NON-ASCII-URL

Test IDMAL-NON-ASCII-URL
CategoryMalformed Input
Expected400 or close

What it sends

A request with non-ASCII bytes in the URL.

GET /caf\xC3\xA9 HTTP/1.1\r\n
Host: localhost:8080\r\n
\r\n

The URL /café contains UTF-8 encoded é (\xC3\xA9) — non-ASCII bytes in the request-target.

What the RFC says

“A URI is composed from a limited set of characters consisting of digits, letters, and a few graphic symbols.” — RFC 3986 Section 2

The path component of a URI is constrained to pchar:

pchar = unreserved / pct-encoded / sub-delims / ":" / "@" — RFC 3986 Section 3.3

unreserved = ALPHA / DIGIT / "-" / "." / "_" / "~" — RFC 3986 Section 2.3

All allowed characters are ASCII. Raw bytes 0xC3 0xA9 (UTF-8 for e with acute accent) are not valid URI characters – they must be percent-encoded as %C3%A9.

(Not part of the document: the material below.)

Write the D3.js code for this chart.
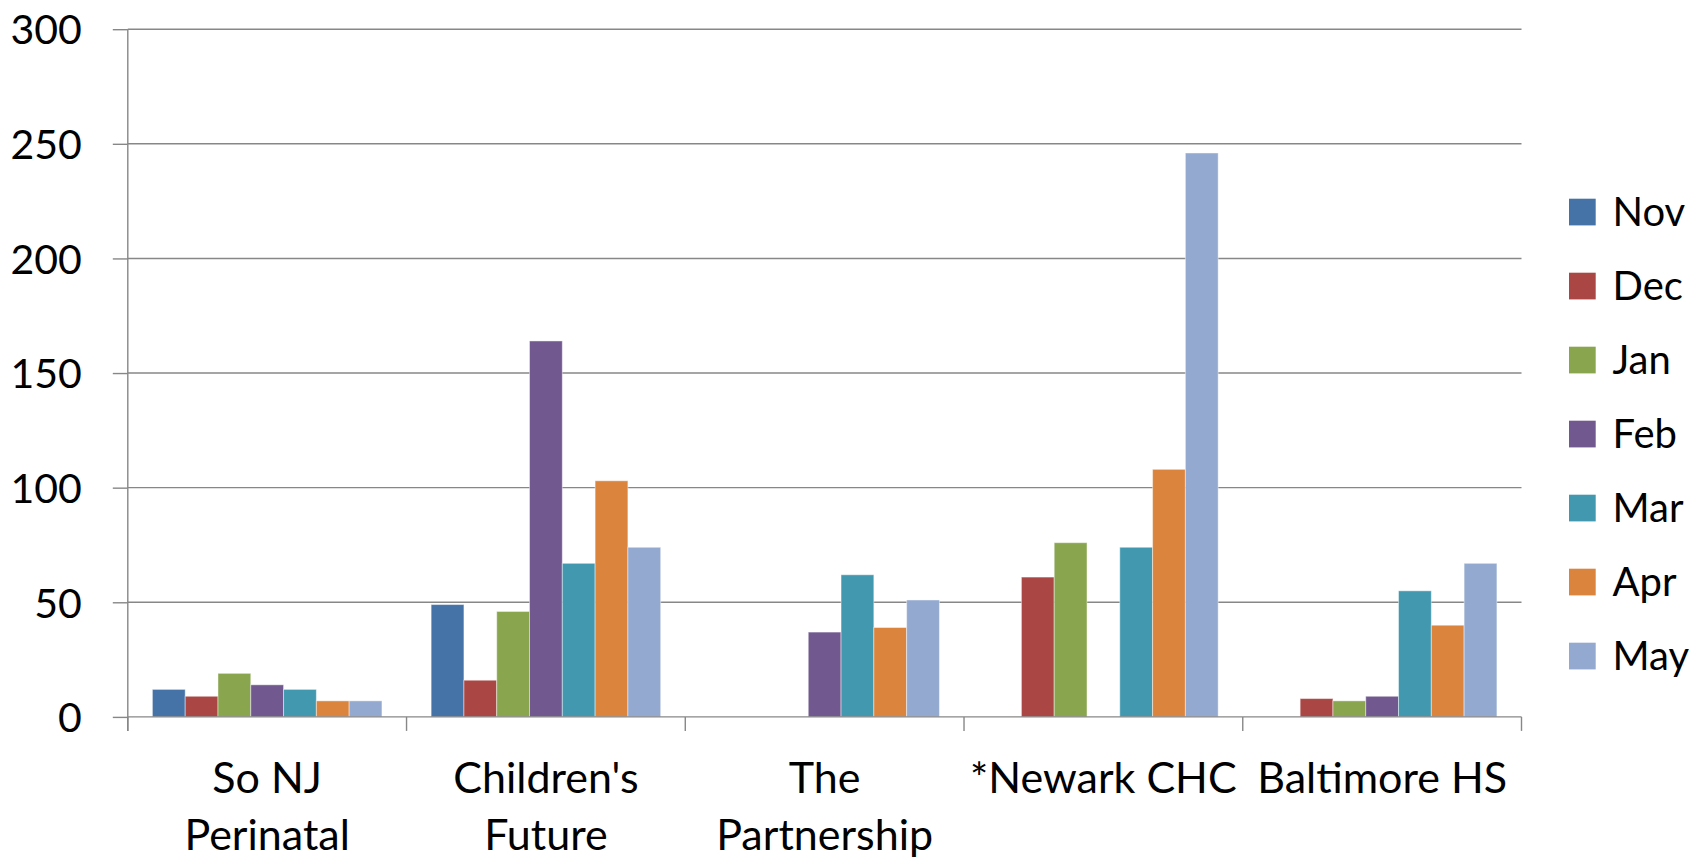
<!DOCTYPE html>
<html>
<head>
<meta charset="utf-8">
<script src="https://cdn.jsdelivr.net/npm/d3@7"></script>
<style>
  html, body { margin: 0; padding: 0; background: #ffffff; }
  svg { display: block; }
  text { font-family: Lato, "Open Sans", sans-serif; fill: #000; }
</style>
</head>
<body>
<svg id="chart" width="1698" height="860"></svg>
<script>
// Sites shown along the x axis (each label may wrap onto two lines)
const sites = ["So NJ Perinatal", "Children's Future", "The Partnership", "*Newark CHC", "Baltimore HS"];
const siteLines = [["So NJ", "Perinatal"], ["Children's", "Future"], ["The", "Partnership"], ["*Newark CHC"], ["Baltimore HS"]];

// Months (series), in legend order
const months = ["Nov", "Dec", "Jan", "Feb", "Mar", "Apr", "May"];
const monthColors = ["#4572A7", "#AA4643", "#89A54E", "#71588F", "#4198AF", "#DB843D", "#93A9CF"];

// Values per month, one entry per site (null = no bar reported)
const nov = [12, 49, null, null, null];
const dec = [9, 16, null, 61, 8];
const jan = [19, 46, null, 76, 7];
const feb = [14, 164, 37, null, 9];
const mar = [12, 67, 62, 74, 55];
const apr = [7, 103, 39, 108, 40];
const may = [7, 74, 51, 246, 67];
const seriesValues = [nov, dec, jan, feb, mar, apr, may];

const yTicks = [0, 50, 100, 150, 200, 250, 300];

const svg = d3.select("#chart");
const plot = { left: 127.8, right: 1521.5, top: 29.2, bottom: 716.9 };

const x0 = d3.scaleBand().domain(sites).range([plot.left, plot.right]).paddingInner(0).paddingOuter(0);
const catW = x0.bandwidth();
const gap = catW * 0.75 / 8.5;
const x1 = d3.scaleBand().domain(months).range([gap, catW - gap]).paddingInner(0).paddingOuter(0);
const y = d3.scaleLinear().domain([0, 300]).range([plot.bottom, plot.top]);

const gridColor = "#878787";

// Horizontal gridlines
svg.append("g")
  .selectAll("line")
  .data(yTicks.filter(t => t > 0))
  .join("line")
  .attr("x1", plot.left).attr("x2", plot.right)
  .attr("y1", d => y(d)).attr("y2", d => y(d))
  .attr("stroke", gridColor).attr("stroke-width", 1.4);

// Y axis with outside ticks
const yAxis = d3.axisLeft(y).tickValues(yTicks).tickSize(15).tickPadding(31).tickFormat(d3.format("d"));
const gy = svg.append("g").attr("transform", `translate(${plot.left},0)`).call(yAxis);
gy.select(".domain").remove();
gy.selectAll(".tick line").attr("stroke", gridColor).attr("stroke-width", 1.4);
gy.selectAll(".tick text")
  .attr("font-family", "Lato, sans-serif")
  .attr("font-size", 41)
  .attr("fill", "#000")
  .attr("dy", "0.36em");
svg.append("line")
  .attr("x1", plot.left).attr("x2", plot.left)
  .attr("y1", plot.top).attr("y2", plot.bottom + 14)
  .attr("stroke", gridColor).attr("stroke-width", 1.4);

// Bars
const barData = [];
sites.forEach((s, i) => {
  months.forEach((m, j) => {
    const v = seriesValues[j][i];
    if (v !== null) barData.push({ site: s, month: m, value: v, color: monthColors[j] });
  });
});
svg.append("g")
  .selectAll("rect")
  .data(barData)
  .join("rect")
  .attr("x", d => x0(d.site) + x1(d.month))
  .attr("y", d => y(d.value))
  .attr("width", x1.bandwidth())
  .attr("height", d => y(0) - y(d.value))
  .attr("fill", d => d.color)
  .attr("stroke", "rgba(255,255,255,0.45)")
  .attr("stroke-width", 1);

// X axis baseline and category separators
svg.append("line")
  .attr("x1", plot.left).attr("x2", plot.right)
  .attr("y1", y(0)).attr("y2", y(0))
  .attr("stroke", gridColor).attr("stroke-width", 1.4);
const bounds = sites.map(s => x0(s)).concat([plot.right]);
svg.append("g")
  .selectAll("line")
  .data(bounds)
  .join("line")
  .attr("x1", d => d).attr("x2", d => d)
  .attr("y1", y(0)).attr("y2", y(0) + 14)
  .attr("stroke", gridColor).attr("stroke-width", 1.4);

// Category labels
const labels = svg.append("g")
  .selectAll("text")
  .data(sites)
  .join("text")
  .attr("x", d => x0(d) + catW / 2)
  .attr("y", 793)
  .attr("text-anchor", "middle")
  .attr("font-size", 43);
labels.each(function(d, i) {
  const t = d3.select(this);
  siteLines[i].forEach((ln, k) => {
    t.append("tspan")
      .attr("x", x0(d) + catW / 2)
      .attr("dy", k === 0 ? 0 : 57)
      .text(ln);
  });
});

// Legend
const legend = svg.append("g")
  .selectAll("g")
  .data(months)
  .join("g")
  .attr("transform", (d, i) => `translate(1569, ${212 + i * 74})`);
legend.append("rect")
  .attr("x", 0).attr("y", -13.3)
  .attr("width", 26.7).attr("height", 26.7)
  .attr("fill", (d, i) => monthColors[i]);
legend.append("text")
  .attr("x", 43.5).attr("y", 0)
  .attr("dy", "0.35em")
  .attr("font-size", 40)
  .text(d => d);
</script>
</body>
</html>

“A percent-encoded octet is encoded as a character triplet, consisting of the percent character ‘%’ followed by the two hexadecimal digits representing that octet’s numeric value.” — RFC 3986 Section 2.1

Deep Analysis

Relevant ABNF

request-target = origin-form / absolute-form / authority-form / asterisk-form
origin-form    = absolute-path [ "?" query ]
absolute-path  = 1*( "/" segment )
segment        = *pchar
pchar          = unreserved / pct-encoded / sub-delims / ":" / "@"
unreserved     = ALPHA / DIGIT / "-" / "." / "_" / "~"
pct-encoded    = "%" HEXDIG HEXDIG

RFC Evidence

“A URI is composed from a limited set of characters consisting of digits, letters, and a few graphic symbols.” – RFC 3986 Section 2

pchar = unreserved / pct-encoded / sub-delims / ":" / "@" unreserved = ALPHA / DIGIT / "-" / "." / "_" / "~" – RFC 3986 Section 3.3

“A recipient SHOULD NOT attempt to autocorrect and then process the request without a redirect, since the invalid request-line might be deliberately crafted to bypass security filters along the request chain.” – RFC 9112 Section 3

Chain of Reasoning

  1. The URI character set is strictly ASCII. RFC 3986 Section 2 establishes that URIs are composed from a “limited set of characters.” Every production rule – unreserved, reserved, sub-delims, gen-delims – references only characters in the ASCII range (%x00-7F). Non-ASCII octets have no place in a raw URI.

  2. The bytes 0xC3 0xA9 are not valid pchar. These are the UTF-8 encoding of U+00E9 (e with acute accent). Neither 0xC3 nor 0xA9 match unreserved (limited to ASCII letters, digits, and four symbols), sub-delims, :, @, or pct-encoded (which requires a leading %). They fail to match any alternative in the pchar production.

  3. Percent-encoding is the correct representation. The character e should appear as %C3%A9 in the URI. RFC 3986 Section 2.1 specifies that “A percent-encoded octet is encoded as a character triplet, consisting of the percent character ‘%’ followed by the two hexadecimal digits representing that octet’s numeric value.”

  4. The request-line grammar is violated. Since the request-target contains bytes that do not match the origin-form production, the entire request-line fails to match the grammar defined in RFC 9112 Section 3.

  5. The server must not silently accept. RFC 9112 Section 3 explicitly warns against autocorrection. A server that silently normalizes raw UTF-8 bytes into percent-encoded form and processes the request could be exploited by attackers crafting invalid URIs to bypass security filters in intermediaries.

Sources